Spanish governor of Castilla del Oro and Nicaragua

Pedro de los Ríos y Gutiérrez de Aguayo (c. 1496 - November 1549) was a Spanish colonial administrator who succeeded Pedrarias Dávila as governor of Castilla del Oro (1526–1529) and of Nicaragua (1526–1527). Born in Córdoba, Spain, his parents were Diego Gutiérrez de los Ríos y González de Hoces and Elvira Gutiérrez de Aguayo y López de Montemayor.

Pedro de los Ríos was named governor of Castilla del Oro in May 1526 and took charge of the post in July of the same year. He later moved to Nicaragua and earned the trust of its administrators who also bestowed him the governorship. However, the governor of Honduras Diego López de Salcedo y Rodríguez soon arrived in León, Nicaragua, and obliged Ríos to abandon the post and return to Castilla del Oro.

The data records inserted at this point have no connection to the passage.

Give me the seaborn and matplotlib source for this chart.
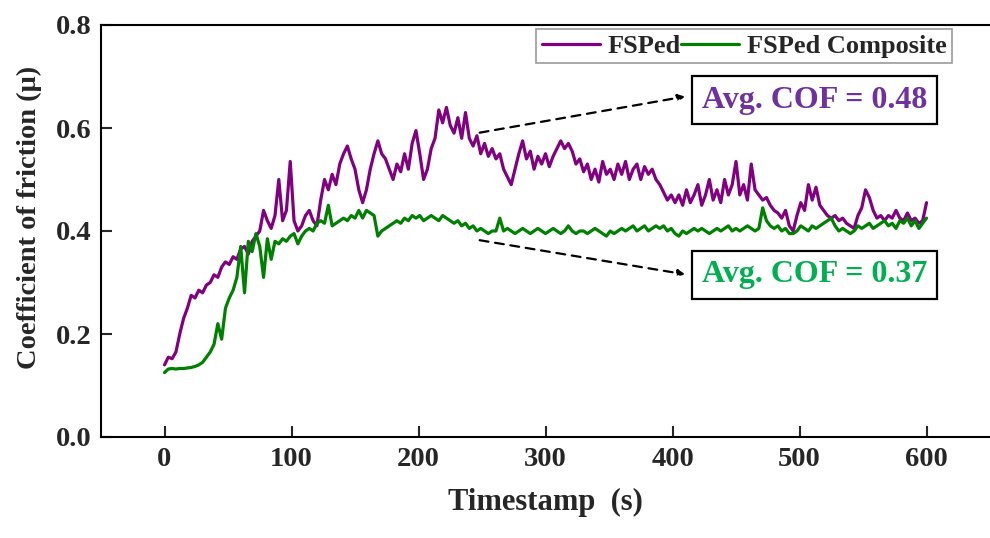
import numpy as np
import pandas as pd
import matplotlib
matplotlib.use("Agg")
import matplotlib.pyplot as plt
import seaborn as sns

# ------------------ data (3 s steps) ------------------ #
time_s = np.arange(0, 601, 3)

cof_fsped = [
    0.14, 0.155, 0.152, 0.165, 0.20, 0.23, 0.25, 0.275, 0.27, 0.285,
    0.28, 0.295, 0.30, 0.315, 0.31, 0.33, 0.34, 0.335, 0.35, 0.345,
    0.365, 0.37, 0.355, 0.38, 0.39, 0.40, 0.44, 0.42, 0.405, 0.43,
    0.50, 0.42, 0.44, 0.535, 0.42, 0.40, 0.41, 0.43, 0.44, 0.42,
    0.41, 0.46, 0.50, 0.48, 0.51, 0.49, 0.53, 0.55, 0.565, 0.54,
    0.52, 0.48, 0.455, 0.48, 0.52, 0.55, 0.575, 0.55, 0.54, 0.52,
    0.50, 0.53, 0.515, 0.55, 0.52, 0.57, 0.595, 0.55, 0.50, 0.52,
    0.56, 0.58, 0.635, 0.61, 0.64, 0.605, 0.59, 0.62, 0.58, 0.63,
    0.58, 0.565, 0.585, 0.55, 0.57, 0.545, 0.56, 0.54, 0.55, 0.52,
    0.505, 0.49, 0.52, 0.55, 0.575, 0.54, 0.555, 0.52, 0.545, 0.53,
    0.55, 0.525, 0.545, 0.56, 0.575, 0.56, 0.57, 0.555, 0.53, 0.54,
    0.515, 0.53, 0.50, 0.52, 0.495, 0.535, 0.51, 0.52, 0.50, 0.53,
    0.51, 0.535, 0.50, 0.52, 0.53, 0.50, 0.525, 0.51, 0.52, 0.50,
    0.49, 0.475, 0.46, 0.47, 0.455, 0.47, 0.45, 0.48, 0.455, 0.47,
    0.49, 0.45, 0.47, 0.50, 0.46, 0.48, 0.455, 0.50, 0.47, 0.49,
    0.535, 0.47, 0.49, 0.46, 0.53, 0.48, 0.47, 0.46, 0.465, 0.45,
    0.44, 0.435, 0.425, 0.44, 0.41, 0.40, 0.43, 0.455, 0.44, 0.49,
    0.46, 0.485, 0.45, 0.44, 0.43, 0.425, 0.43, 0.42, 0.425, 0.415,
    0.41, 0.405, 0.43, 0.445, 0.48, 0.465, 0.44, 0.425, 0.43, 0.42,
    0.43, 0.425, 0.44, 0.425, 0.42, 0.435, 0.42, 0.425, 0.415, 0.42, 0.455,
]

cof_composite = [
    0.125, 0.132, 0.133, 0.132, 0.133, 0.133, 0.134, 0.135, 0.137, 0.14,
    0.145, 0.155, 0.165, 0.18, 0.22, 0.19, 0.25, 0.27, 0.285, 0.31,
    0.37, 0.28, 0.38, 0.36, 0.395, 0.37, 0.31, 0.385, 0.345, 0.38,
    0.375, 0.385, 0.38, 0.39, 0.395, 0.375, 0.39, 0.40, 0.405, 0.40,
    0.415, 0.42, 0.415, 0.45, 0.41, 0.415, 0.42, 0.425, 0.42, 0.43,
    0.425, 0.44, 0.425, 0.44, 0.435, 0.43, 0.39, 0.40, 0.405, 0.41,
    0.415, 0.42, 0.415, 0.425, 0.42, 0.43, 0.425, 0.43, 0.42, 0.425,
    0.43, 0.425, 0.42, 0.43, 0.425, 0.42, 0.415, 0.42, 0.41, 0.415,
    0.405, 0.41, 0.40, 0.405, 0.40, 0.395, 0.40, 0.40, 0.425, 0.40,
    0.405, 0.40, 0.395, 0.40, 0.405, 0.40, 0.395, 0.40, 0.405, 0.40,
    0.395, 0.40, 0.405, 0.40, 0.395, 0.40, 0.41, 0.40, 0.395, 0.40,
    0.40, 0.395, 0.40, 0.405, 0.40, 0.395, 0.39, 0.40, 0.395, 0.40,
    0.405, 0.40, 0.405, 0.41, 0.40, 0.405, 0.41, 0.40, 0.405, 0.41,
    0.405, 0.41, 0.40, 0.405, 0.395, 0.39, 0.40, 0.395, 0.40, 0.405,
    0.40, 0.405, 0.40, 0.395, 0.40, 0.405, 0.40, 0.405, 0.41, 0.40,
    0.405, 0.40, 0.405, 0.41, 0.405, 0.40, 0.405, 0.445, 0.42, 0.41,
    0.405, 0.41, 0.40, 0.405, 0.395, 0.395, 0.40, 0.41, 0.405, 0.40,
    0.41, 0.405, 0.41, 0.415, 0.42, 0.425, 0.41, 0.40, 0.405, 0.40,
    0.395, 0.40, 0.41, 0.405, 0.41, 0.415, 0.405, 0.41, 0.415, 0.42,
    0.41, 0.415, 0.405, 0.42, 0.415, 0.425, 0.41, 0.42, 0.405, 0.415, 0.425,
]

series_names = ["FSPed", "FSPed Composite"]
series_colors = ["#800080", "#008000"]
avg_labels = ["Avg. COF = 0.48", "Avg. COF = 0.37"]
label_colors = ["#7030A0", "#00B050"]

df = pd.DataFrame({
    "time": np.concatenate([time_s, time_s]),
    "cof": cof_fsped + cof_composite,
    "sample": [series_names[0]] * len(time_s) + [series_names[1]] * len(time_s),
})

# ------------------ styling ------------------ #
sns.set_style("ticks")
plt.rcParams["font.family"] = ["Liberation Serif", "DejaVu Serif"]
plt.rcParams["font.weight"] = "bold"
plt.rcParams["axes.labelweight"] = "bold"

fig = plt.figure(figsize=(9.9, 5.38), dpi=100)
ax = fig.add_axes([101 / 990, 101 / 538, 889 / 990, 412 / 538])

sns.lineplot(data=df, x="time", y="cof", hue="sample", palette=series_colors,
             estimator=None, linewidth=2.3, ax=ax)

ax.set_xlim(-50, 650)
ax.set_ylim(0, 0.8)
ax.set_xticks([0, 100, 200, 300, 400, 500, 600])
ax.set_yticks([0.0, 0.2, 0.4, 0.6, 0.8])
ax.set_yticklabels(["0.0", "0.2", "0.4", "0.6", "0.8"])
ax.tick_params(direction="in", length=8, width=1.5, labelsize=20.5, pad=7)
for lab in ax.get_xticklabels() + ax.get_yticklabels():
    lab.set_fontweight("bold")
for side in ["left", "bottom", "top"]:
    ax.spines[side].set_linewidth(1.5)
    ax.spines[side].set_color("black")
ax.spines["right"].set_visible(False)

ax.set_xlabel("Timestamp  (s)", fontsize=22, fontweight="bold", labelpad=12)
ax.set_ylabel("Coefficient of friction (\u03bc)", fontsize=20.5, fontweight="bold")
ax.yaxis.set_label_coords(-0.066, 0.534)

leg = ax.legend(handles=ax.get_lines()[:2], labels=series_names, ncol=2,
                loc="upper right", bbox_to_anchor=(0.957, 0.99), borderaxespad=0,
                frameon=True, fancybox=False, edgecolor="#808080",
                prop={"size": 19, "weight": "bold"},
                handlelength=2.2, columnspacing=0.0, handletextpad=0.3,
                borderpad=0.2)
leg.get_frame().set_linewidth(1.2)

# dashed pointers and average boxes
arrow_starts = [(246, 0.59), (246, 0.383)]
arrow_ends = [(412, 0.662), (412, 0.315)]
box_centers = [(512, 0.654), (512, 0.315)]
for i in range(2):
    ax.annotate("", xy=arrow_ends[i], xytext=arrow_starts[i],
                arrowprops=dict(arrowstyle="-|>", linestyle=(0, (4, 3)), color="black",
                                lw=1.6, mutation_scale=10))
    ax.text(box_centers[i][0], box_centers[i][1], avg_labels[i], color=label_colors[i],
            fontsize=23, fontweight="bold", ha="center", va="center",
            bbox=dict(boxstyle="square,pad=0.3", facecolor="white", edgecolor="black", lw=1.6))

fig.savefig("out.png", dpi=100, facecolor="white")
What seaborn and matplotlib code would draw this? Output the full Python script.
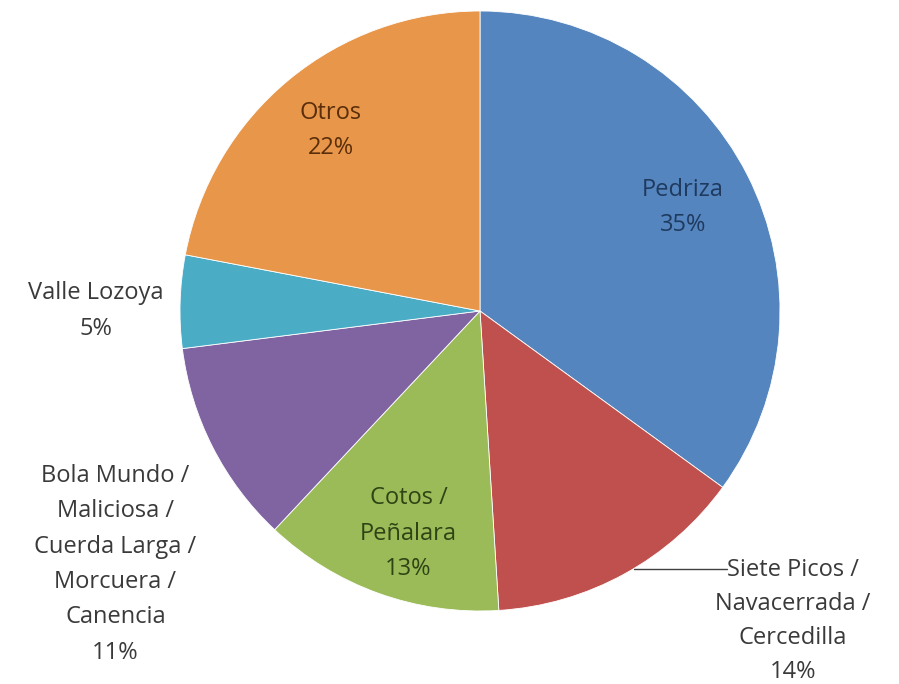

After several years of mishandling the governorship of Castilla del Oro, he was removed from the post and succeeded by Antonio de la Gama in August 1529. His duties done in Central America, he decided to join Francisco Pizarro in the newly discovered territory of Peru. Once there, he arrived in the Incan capital of Cuzco and was registered among its first Spanish settlers. Ríos sided with Pizarro's forces against initial unsuccessful attempts by the Spanish Crown to regain Peru. He participated in the Battle of Chupas (1542) and several years later died in the Battle of Huarina, near Lake Titicaca on October 27, 1547.